A lo largo de su filmografía, Sean Baker ha abordado la vida y las peripecias de la clase trabajadora estadounidense y la destrucción del mito del sueño americano. Anora no es la excepción. Esta vez, nos inserta de lleno en el mundo de las trabajadoras sexuales para contarnos una historia de desilusión.
El nuevo film del director se centra en Ani, una joven bailarina erótica que tiene la posibilidad de trabajar para un joven ruso millonario que, además de mostrarle una vida de lujo, le pide casamiento. Ani se ve envuelta en una suerte de road movie por la ciudad de Nueva York mientras busca a su marido e intenta salvarse de la mafia rusa junto a tres hombres desconocidos.
Baker incursiona en el humor, un elemento prácticamente ausente en sus films anteriores. Si bien no estamos ante una comedia propiamente dicha, entre medio del drama realista hay pasajes de comicidad, provocando así la mueca, esa expresión proveniente del grotesco frente a situaciones que son tragicómicas.
La temática de trabajadores sexuales es una constante en casi todas las películas del director –Red Rocket, Tangerine y The Florida Project-, pero en Anora se profundiza aún más. Con una lógica videoclipera que recuerda a películas como Spring Breakers o The Bling Ring, esta película oscila constantemente entre la exhibición del lujo y las carencias.
Siempre hay algo seguro en las películas de Baker: las cosas no van a salir bien. Esa idea del sueño americano que propone que todos tienen las mismas oportunidades, que Estados Unidos es la tierra donde todo es posible y que la meritocracia es la respuesta a todo, en el cine del director queda derrumbado y pisoteado desde un realismo rabioso, aunque con una estética que abreva del lenguaje de Internet y las redes sociales.
Baker es un cineasta moderno, sin ningún tipo de nostalgia por tiempos pasados. Tampoco acude a los artificios del cine más taquillero, sino que concentra sus historias en sus personajes y en los espacios que habitan. Justamente, sus películas suelen mostrar el lado B de las ciudades estadounidenses, en este caso Nueva York.
Por eso, no hay lugar para las tomas clásicas de Times Square, Broadway o las fachadas más turísticas de la Gran Manzana.
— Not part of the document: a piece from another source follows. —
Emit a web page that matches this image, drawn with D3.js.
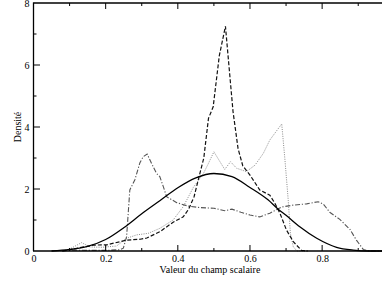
<!DOCTYPE html>
<html><head><meta charset="utf-8">
<script src="https://cdn.jsdelivr.net/npm/d3@7/dist/d3.min.js"></script>
<style>body{margin:0;background:#fff}svg{display:block}</style>
</head><body><svg id="c" width="382" height="283"></svg>
<script>
const xTicks=[0,0.2,0.4,0.6,0.8];
const yTicks=[0,2,4,6,8];
const xLabel="Valeur du champ scalaire";
const yLabel="Densité";

const solid=[[0.05,0],[0.1,0.05],[0.15,0.15],[0.2,0.37],[0.25,0.75],[0.3,1.2],[0.35,1.62],[0.4,2.04],[0.45,2.36],[0.5,2.5],[0.55,2.4],[0.6,2.05],[0.65,1.65],[0.678,1.35],[0.7,1.15],[0.738,0.78],[0.785,0.41],[0.84,0.12],[0.886,0.03],[0.93,0],[1,0]];
const dashed=[[0.08,0],[0.1,0.04],[0.166,0.19],[0.203,0.2],[0.258,0.35],[0.296,0.38],[0.314,0.42],[0.35,0.62],[0.387,0.93],[0.415,1.1],[0.43,1.35],[0.445,1.75],[0.46,2.45],[0.472,3.0],[0.485,4.28],[0.498,4.65],[0.515,6.3],[0.532,7.25],[0.54,6.2],[0.553,4.5],[0.567,3.3],[0.58,2.75],[0.6,2.45],[0.627,1.97],[0.655,1.8],[0.669,1.54],[0.683,1.22],[0.701,0.68],[0.72,0.3],[0.743,0.02],[0.76,0]];
const dotted=[[0.08,0],[0.1,0.06],[0.133,0.27],[0.157,0.13],[0.19,0.12],[0.23,0.16],[0.258,0.41],[0.286,0.52],[0.318,0.57],[0.35,0.73],[0.387,1.0],[0.415,1.43],[0.443,2.05],[0.471,2.5],[0.485,2.83],[0.5,3.2],[0.53,2.63],[0.546,2.88],[0.563,2.67],[0.59,2.56],[0.614,2.77],[0.637,3.15],[0.655,3.58],[0.688,4.1],[0.697,2.93],[0.706,1.64],[0.712,0.57],[0.72,0.14],[0.73,0],[0.76,0]];
const dashdot=[[0.08,0],[0.1,0.03],[0.15,0.02],[0.2,0.02],[0.24,0.04],[0.249,0.09],[0.258,0.46],[0.267,1.97],[0.281,2.3],[0.295,2.85],[0.304,3.04],[0.315,3.13],[0.327,2.83],[0.341,2.5],[0.35,2.4],[0.36,2.07],[0.369,1.75],[0.397,1.56],[0.428,1.45],[0.46,1.4],[0.5,1.38],[0.53,1.3],[0.55,1.35],[0.575,1.25],[0.6,1.16],[0.627,1.1],[0.655,1.22],[0.688,1.42],[0.72,1.48],[0.757,1.52],[0.789,1.59],[0.803,1.52],[0.821,1.25],[0.849,1.02],[0.877,0.7],[0.895,0.35],[0.914,0.05],[0.93,0],[1,0]];

const FONT="'Liberation Serif', 'Times New Roman', Times, serif";
const svg=d3.select("#c");
const x=d3.scaleLinear().domain([0,1]).range([33.5,394.3]);
const y=d3.scaleLinear().domain([0,8]).range([251,3]);

svg.append("line").attr("x1",33.5).attr("x2",382).attr("y1",3).attr("y2",3).attr("stroke","#000").attr("stroke-width",1.3);

const g=svg.append("g");
const line=d3.line().x(d=>x(d[0])).y(d=>y(d[1])).curve(d3.curveLinear);
g.append("path").datum(dotted).attr("d",line).attr("fill","none").attr("stroke","#8a8a8a").attr("stroke-width",1).attr("stroke-dasharray","1,1.3");
g.append("path").datum(dashdot).attr("d",line).attr("fill","none").attr("stroke","#555").attr("stroke-width",1.1).attr("stroke-dasharray","5,1.8,1.2,1.8");
g.append("path").datum(dashed).attr("d",line).attr("fill","none").attr("stroke","#111").attr("stroke-width",1.2).attr("stroke-dasharray","4,2");
g.append("path").datum(solid).attr("d",d3.line().x(d=>x(d[0])).y(d=>y(d[1])).curve(d3.curveMonotoneX)).attr("fill","none").attr("stroke","#000").attr("stroke-width",1.3);

const xb=svg.append("g").attr("transform","translate(0,251)")
  .call(d3.axisBottom(x).tickValues(xTicks).tickSize(0).tickPadding(4).tickFormat(d=>d===0?"0":d3.format(".1f")(d)));
xb.attr("font-family",null).attr("font-size",null);
xb.select(".domain").remove();
xb.selectAll("text").style("font-family",FONT).style("font-size","10px");
const yl=svg.append("g").attr("transform","translate(33.5,0)")
  .call(d3.axisLeft(y).tickValues(yTicks).tickSize(0).tickPadding(4).tickFormat(d3.format("d")));
yl.attr("font-family",null).attr("font-size",null);
yl.select(".domain").remove();
yl.selectAll("text").style("font-family",FONT).style("font-size","10px");

const majX=d3.range(0.2,1.0,0.2), minX=d3.range(0.1,1.0,0.2);
const tk=svg.append("g").attr("stroke","#000");
majX.forEach(v=>{tk.append("line").attr("x1",x(v)).attr("x2",x(v)).attr("y1",251).attr("y2",245).attr("stroke-width",1);
  tk.append("line").attr("x1",x(v)).attr("x2",x(v)).attr("y1",3).attr("y2",9).attr("stroke-width",1);});
minX.forEach(v=>{tk.append("line").attr("x1",x(v)).attr("x2",x(v)).attr("y1",251).attr("y2",248).attr("stroke-width",1);
  tk.append("line").attr("x1",x(v)).attr("x2",x(v)).attr("y1",3).attr("y2",6).attr("stroke-width",1);});
[2,4,6].forEach(v=>tk.append("line").attr("x1",33.5).attr("x2",40).attr("y1",y(v)).attr("y2",y(v)).attr("stroke-width",1));
[1,3,5,7].forEach(v=>tk.append("line").attr("x1",33.5).attr("x2",36.5).attr("y1",y(v)).attr("y2",y(v)).attr("stroke-width",1));

svg.append("line").attr("x1",33.5).attr("x2",33.5).attr("y1",2.4).attr("y2",251).attr("stroke","#000").attr("stroke-width",1.3);
svg.append("line").attr("x1",33).attr("x2",382).attr("y1",251).attr("y2",251).attr("stroke","#000").attr("stroke-width",1.3);

svg.append("text").attr("x",210).attr("y",273).attr("text-anchor","middle").style("font-family",FONT).style("font-size","10px").text(xLabel);
svg.append("text").attr("transform","translate(21,127) rotate(-90)").attr("text-anchor","middle").style("font-family",FONT).style("font-size","10px").text(yLabel);
</script></body></html>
Por el contrario, la trama tiene lugar en tugurios, calles pequeñas, comedores de corte popular y el gran contraste de una casa de lujo a la que ninguno de los personajes pertenece.
En los cuatro personajes que inician la búsqueda del millonario adolescente ruso hay un lazo que se va haciendo cada vez más fuerte, básicamente por una condición de clase. Sin embargo, parecen mantener la frialdad de saber que todo es pasajero y que lo más importante es la supervivencia.
Por momentos, Anora cae en algunos clichés de películas que ostentan el lujo de millonarios o la vida desenfrenada adolescente, pero su final remonta cualquier flaqueza del guion y repetición que ofrezca la trama. Para esto también fue fundamental la interpretación de Mikey Madison, la protagonista que se pone al hombro un film que no ofrece grandes actuaciones excepto la suya.
Posiblemente esta no sea la película más poderosa de Baker. De hecho, algunos pasajes pueden hacernos preguntar si estamos ante un film abolicionista. Pero la sutileza y potencia del final confirman que estamos ante uno de los directores de cine más osados y fundamentales de nuestro tiempo.